I awoke multiple times that night. Always with an uneasy feeling. The last time I woke up it was 4:00 am. I could tell more sleep for this night was not in the offing. I was obsessively ruminating about a choice I had to make that day. A choice that triggered all sorts of patterns for me. Patterns around making the “best” choice (as if there was one). Patterns around responsibility, uncertainty, judgment, money.
Why is it some decisions are so easy and others so difficult? The debate going on in my head was heated, rancorous and exhausting. The voice arguing for the option was clear, simple and brought a sense of hope and possibility. The voice arguing against it was much louder, had more evidence to support its point of view (even if the evidence was trumped up and based on speculation) and activated just about all my fears about practically everything. This second voice was quite compelling and forceful.
Then I realized something crucial. All the reasons I was giving myself for saying no were based on fear. Fear of what might happen. Fear of what might not happen. Fear that I might regret it later. Fear of the financial ramifications. Fear about what a “bad” decision would mean about me.
No wonder these arguments were so compelling. They activated my amygdala; the old, lizard part of the brain tasked with keeping me alive. (For more info on fear, see Letting Go). But of course, regardless of how my decision played out, it certainly was not going to be life threatening. As with virtually every decision we make, it would turn out as I wanted or I’d learn something. There was really nothing of any true value to lose.
FEAR OR POSSIBILITY
Similar scenarios play out all the time in people’s lives. They have choices to make. One option is focused on possibility, the other on fear. The choices based on fear are always extremely compelling and seductive. And, I think it’s fair to say, that more often than not, people make fear based choices. And the more of these choices they make, the further away they get from the real potential of their lives.
This always results in frustration, depression, lack of motivation, feeling stuck, ambivalence and apathy.
When these feelings get bad enough, coaches like me get a call for help.
One of the more important things I learned in my coach training was to help people make conscious choices. After uncovering the pros and cons of a situation and a client makes a decision, it’s important to explore that decision a little bit. If they want to make a change, then we figure out how we might reduce the cons of that choice. If they don’t want to make the change, then I ask what they would decide if we were able to reduce the cons. If they would decide differently, then we know it was a fear based decision. Either decision is fine. But it’s important to make it consciously.

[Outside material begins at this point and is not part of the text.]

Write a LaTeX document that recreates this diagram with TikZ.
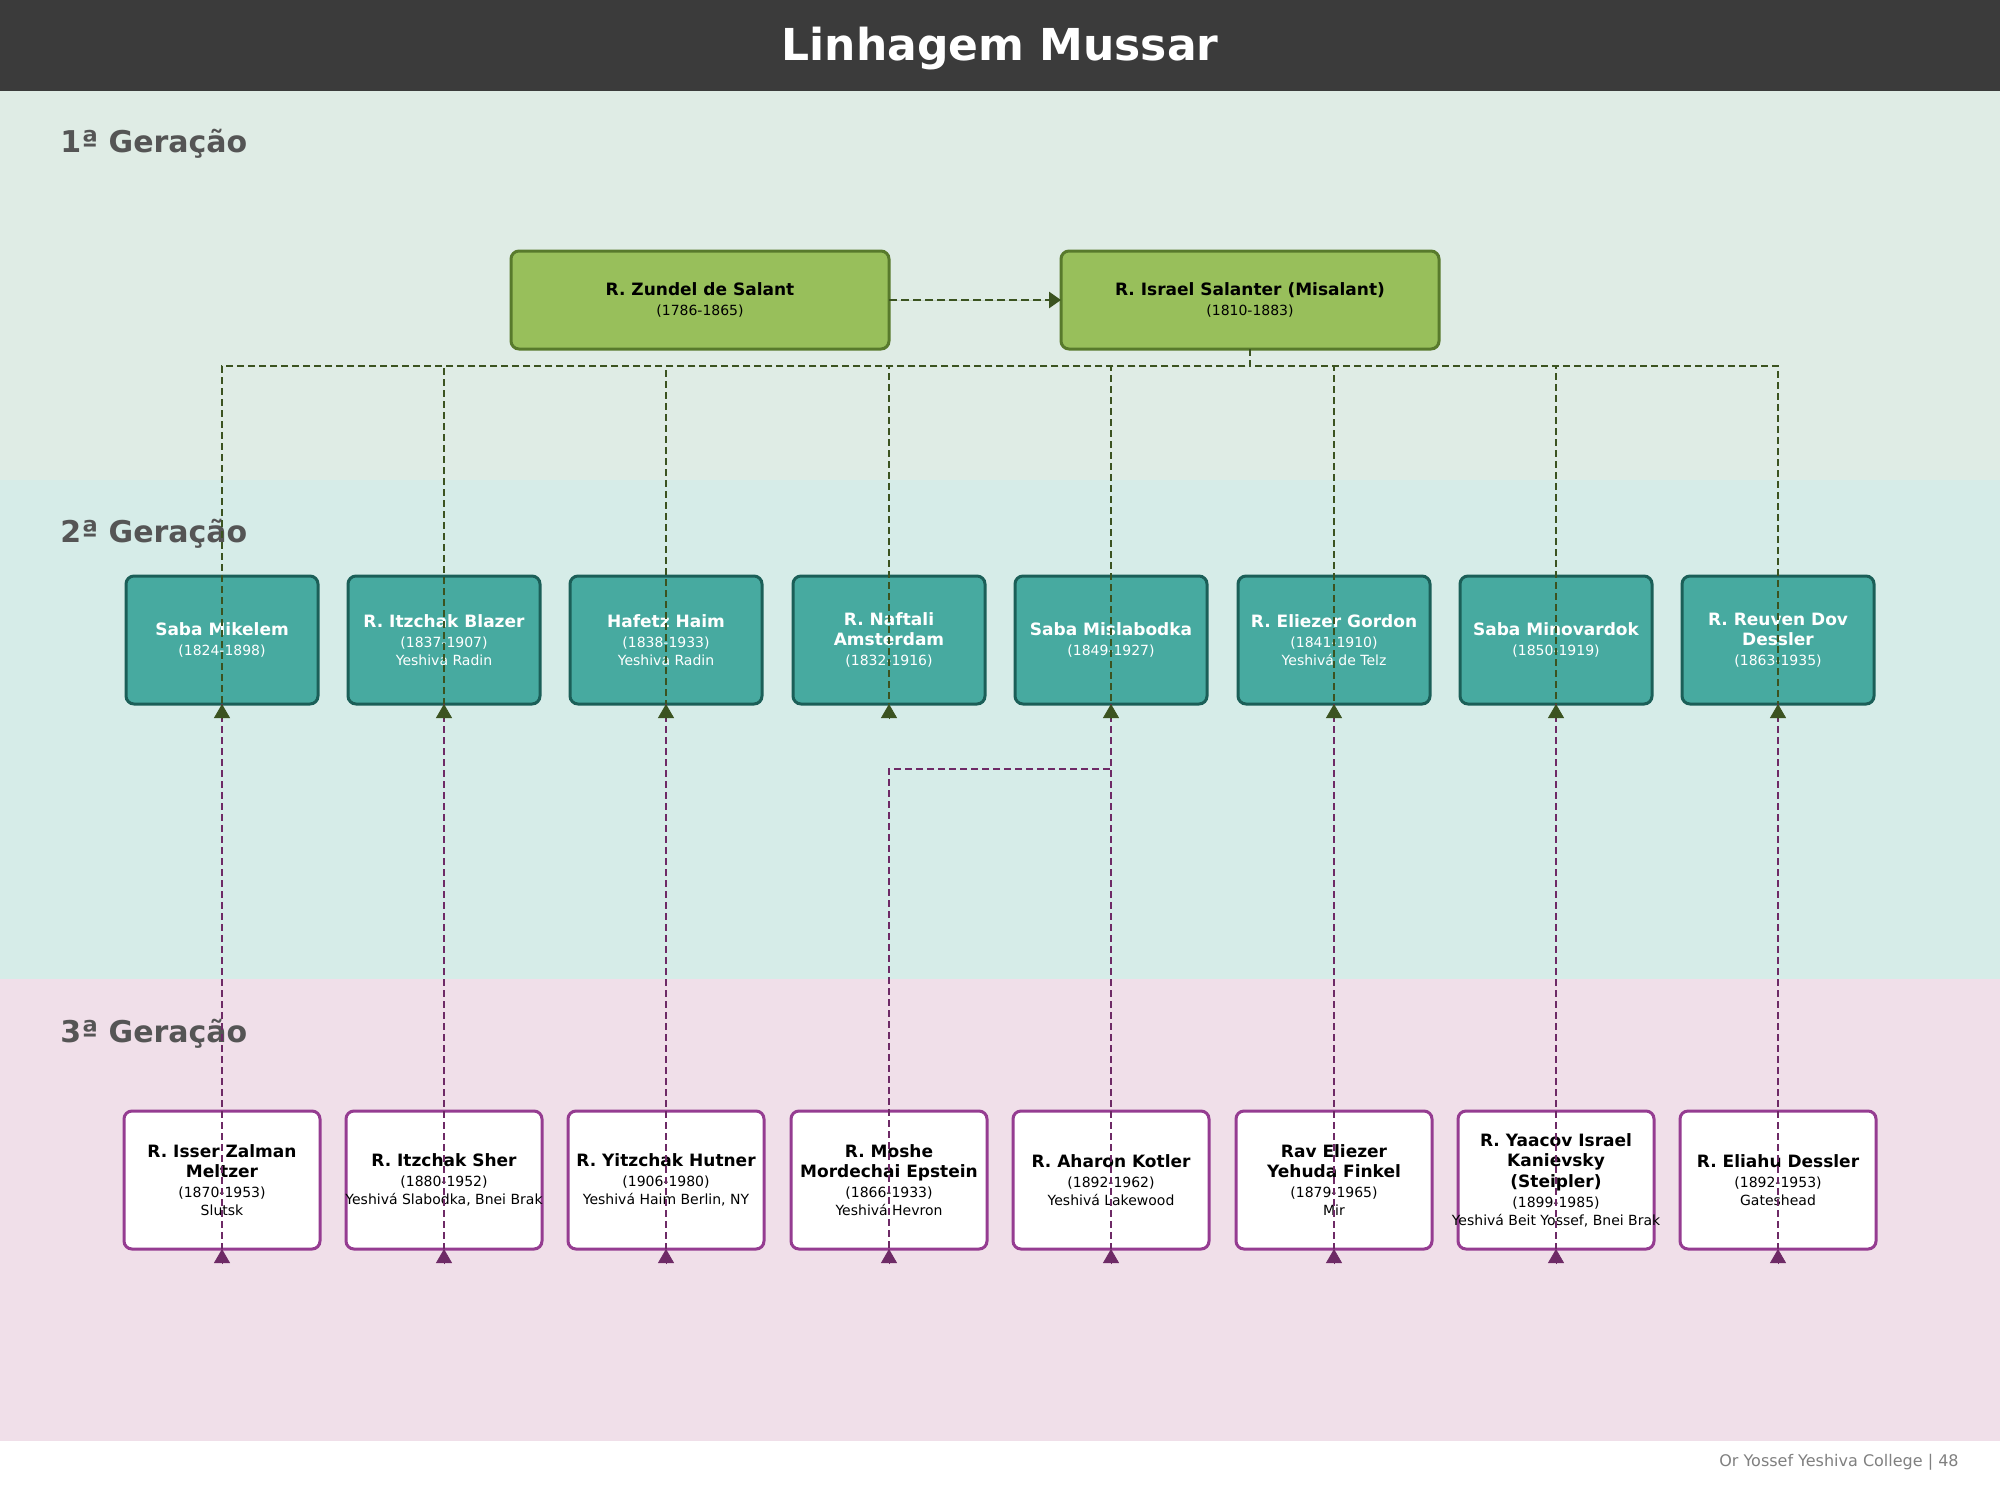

Making a conscious choice claims our power in life. Making unconscious choices gives up that power and makes us a victim to fear.
This is what I did with myself. When I realized all the reasons to saying no to my choice were based on fear, I knew what my decision was. The answer was yes. And as soon as I made the choice, the fears faded into the background and my awareness of the possibilities grew.
How do you make decisions? What fears tend to keep you playing it safe and small? How would your life be different if you believed in the messages of possibility instead of the messages of fear?